§ INSTRUCTIONS FOR THE TASK: Repeat the data that follows, word for word, without the images.

§ SOURCE DATA:
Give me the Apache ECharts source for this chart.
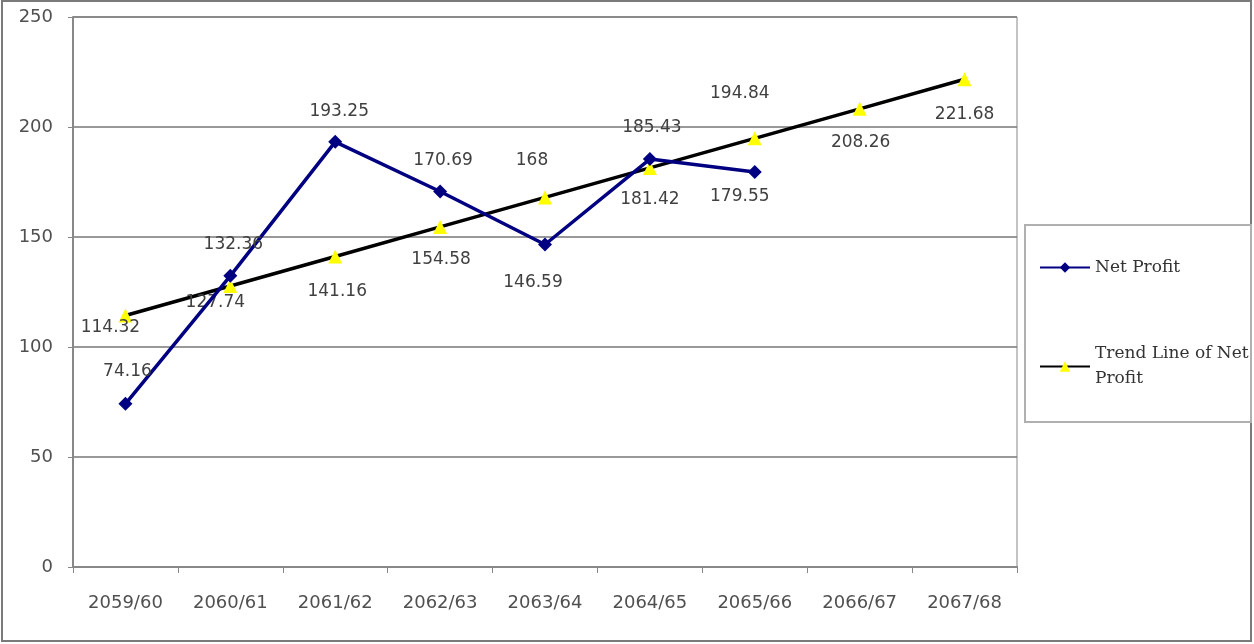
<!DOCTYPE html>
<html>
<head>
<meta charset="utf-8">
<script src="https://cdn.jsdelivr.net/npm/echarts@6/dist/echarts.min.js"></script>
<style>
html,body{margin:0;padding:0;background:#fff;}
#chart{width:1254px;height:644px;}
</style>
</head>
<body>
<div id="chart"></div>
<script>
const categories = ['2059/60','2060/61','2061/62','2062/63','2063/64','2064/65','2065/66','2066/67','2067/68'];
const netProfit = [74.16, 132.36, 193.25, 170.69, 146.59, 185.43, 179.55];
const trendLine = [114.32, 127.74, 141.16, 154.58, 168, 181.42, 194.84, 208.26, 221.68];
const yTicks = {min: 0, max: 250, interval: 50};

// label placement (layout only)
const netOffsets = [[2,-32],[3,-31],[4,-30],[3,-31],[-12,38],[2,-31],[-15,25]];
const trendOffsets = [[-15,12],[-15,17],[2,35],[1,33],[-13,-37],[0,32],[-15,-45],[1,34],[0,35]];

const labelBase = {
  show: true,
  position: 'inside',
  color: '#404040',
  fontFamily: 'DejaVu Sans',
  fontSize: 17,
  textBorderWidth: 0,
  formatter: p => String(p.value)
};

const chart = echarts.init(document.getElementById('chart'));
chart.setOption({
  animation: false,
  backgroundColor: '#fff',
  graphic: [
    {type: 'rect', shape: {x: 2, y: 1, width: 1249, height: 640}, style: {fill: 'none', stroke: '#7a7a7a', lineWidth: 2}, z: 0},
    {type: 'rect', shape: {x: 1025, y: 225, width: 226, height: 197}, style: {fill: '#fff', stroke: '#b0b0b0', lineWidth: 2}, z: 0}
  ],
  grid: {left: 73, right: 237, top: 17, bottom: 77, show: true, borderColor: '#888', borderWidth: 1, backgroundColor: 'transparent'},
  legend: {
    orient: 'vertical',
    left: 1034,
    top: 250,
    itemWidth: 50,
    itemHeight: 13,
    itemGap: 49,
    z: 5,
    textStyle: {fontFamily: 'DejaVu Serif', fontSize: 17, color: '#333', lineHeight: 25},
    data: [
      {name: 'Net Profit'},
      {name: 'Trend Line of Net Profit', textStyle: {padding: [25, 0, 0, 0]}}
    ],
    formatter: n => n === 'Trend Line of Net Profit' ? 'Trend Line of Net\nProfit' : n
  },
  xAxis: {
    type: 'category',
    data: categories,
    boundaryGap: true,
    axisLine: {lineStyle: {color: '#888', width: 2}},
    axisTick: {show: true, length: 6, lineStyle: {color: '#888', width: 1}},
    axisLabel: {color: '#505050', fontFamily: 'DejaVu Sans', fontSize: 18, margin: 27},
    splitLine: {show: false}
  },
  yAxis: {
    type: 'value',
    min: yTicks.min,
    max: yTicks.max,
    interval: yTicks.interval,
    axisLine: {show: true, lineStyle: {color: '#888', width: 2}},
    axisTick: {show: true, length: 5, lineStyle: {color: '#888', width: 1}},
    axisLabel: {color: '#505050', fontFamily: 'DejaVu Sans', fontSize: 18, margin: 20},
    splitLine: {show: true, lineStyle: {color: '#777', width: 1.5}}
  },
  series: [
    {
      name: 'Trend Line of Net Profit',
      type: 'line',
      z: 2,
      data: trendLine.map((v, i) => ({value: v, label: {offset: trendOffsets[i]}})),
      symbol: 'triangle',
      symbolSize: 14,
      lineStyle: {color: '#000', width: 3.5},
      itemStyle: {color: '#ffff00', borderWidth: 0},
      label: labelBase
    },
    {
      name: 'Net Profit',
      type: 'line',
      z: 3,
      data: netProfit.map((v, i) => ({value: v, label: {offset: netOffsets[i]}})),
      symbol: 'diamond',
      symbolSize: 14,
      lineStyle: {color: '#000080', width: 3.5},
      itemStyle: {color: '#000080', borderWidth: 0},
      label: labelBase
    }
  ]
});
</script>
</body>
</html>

§ SOLUTION TO THE EXERCISE:
Give me the Apache ECharts source for this chart.
<!DOCTYPE html>
<html>
<head>
<meta charset="utf-8">
<script src="https://cdn.jsdelivr.net/npm/echarts@6/dist/echarts.min.js"></script>
<style>
html,body{margin:0;padding:0;background:#fff;}
#chart{width:1254px;height:644px;}
</style>
</head>
<body>
<div id="chart"></div>
<script>
const categories = ['2059/60','2060/61','2061/62','2062/63','2063/64','2064/65','2065/66','2066/67','2067/68'];
const netProfit = [74.16, 132.36, 193.25, 170.69, 146.59, 185.43, 179.55];
const trendLine = [114.32, 127.74, 141.16, 154.58, 168, 181.42, 194.84, 208.26, 221.68];
const yTicks = {min: 0, max: 250, interval: 50};

// label placement (layout only)
const netOffsets = [[2,-32],[3,-31],[4,-30],[3,-31],[-12,38],[2,-31],[-15,25]];
const trendOffsets = [[-15,12],[-15,17],[2,35],[1,33],[-13,-37],[0,32],[-15,-45],[1,34],[0,35]];

const labelBase = {
  show: true,
  position: 'inside',
  color: '#404040',
  fontFamily: 'DejaVu Sans',
  fontSize: 17,
  textBorderWidth: 0,
  formatter: p => String(p.value)
};

const chart = echarts.init(document.getElementById('chart'));
chart.setOption({
  animation: false,
  backgroundColor: '#fff',
  graphic: [
    {type: 'rect', shape: {x: 2, y: 1, width: 1249, height: 640}, style: {fill: 'none', stroke: '#7a7a7a', lineWidth: 2}, z: 0},
    {type: 'rect', shape: {x: 1025, y: 225, width: 226, height: 197}, style: {fill: '#fff', stroke: '#b0b0b0', lineWidth: 2}, z: 0}
  ],
  grid: {left: 73, right: 237, top: 17, bottom: 77, show: true, borderColor: '#888', borderWidth: 1, backgroundColor: 'transparent'},
  legend: {
    orient: 'vertical',
    left: 1034,
    top: 250,
    itemWidth: 50,
    itemHeight: 13,
    itemGap: 49,
    z: 5,
    textStyle: {fontFamily: 'DejaVu Serif', fontSize: 17, color: '#333', lineHeight: 25},
    data: [
      {name: 'Net Profit'},
      {name: 'Trend Line of Net Profit', textStyle: {padding: [25, 0, 0, 0]}}
    ],
    formatter: n => n === 'Trend Line of Net Profit' ? 'Trend Line of Net\nProfit' : n
  },
  xAxis: {
    type: 'category',
    data: categories,
    boundaryGap: true,
    axisLine: {lineStyle: {color: '#888', width: 2}},
    axisTick: {show: true, length: 6, lineStyle: {color: '#888', width: 1}},
    axisLabel: {color: '#505050', fontFamily: 'DejaVu Sans', fontSize: 18, margin: 27},
    splitLine: {show: false}
  },
  yAxis: {
    type: 'value',
    min: yTicks.min,
    max: yTicks.max,
    interval: yTicks.interval,
    axisLine: {show: true, lineStyle: {color: '#888', width: 2}},
    axisTick: {show: true, length: 5, lineStyle: {color: '#888', width: 1}},
    axisLabel: {color: '#505050', fontFamily: 'DejaVu Sans', fontSize: 18, margin: 20},
    splitLine: {show: true, lineStyle: {color: '#777', width: 1.5}}
  },
  series: [
    {
      name: 'Trend Line of Net Profit',
      type: 'line',
      z: 2,
      data: trendLine.map((v, i) => ({value: v, label: {offset: trendOffsets[i]}})),
      symbol: 'triangle',
      symbolSize: 14,
      lineStyle: {color: '#000', width: 3.5},
      itemStyle: {color: '#ffff00', borderWidth: 0},
      label: labelBase
    },
    {
      name: 'Net Profit',
      type: 'line',
      z: 3,
      data: netProfit.map((v, i) => ({value: v, label: {offset: netOffsets[i]}})),
      symbol: 'diamond',
      symbolSize: 14,
      lineStyle: {color: '#000080', width: 3.5},
      itemStyle: {color: '#000080', borderWidth: 0},
      label: labelBase
    }
  ]
});
</script>
</body>
</html>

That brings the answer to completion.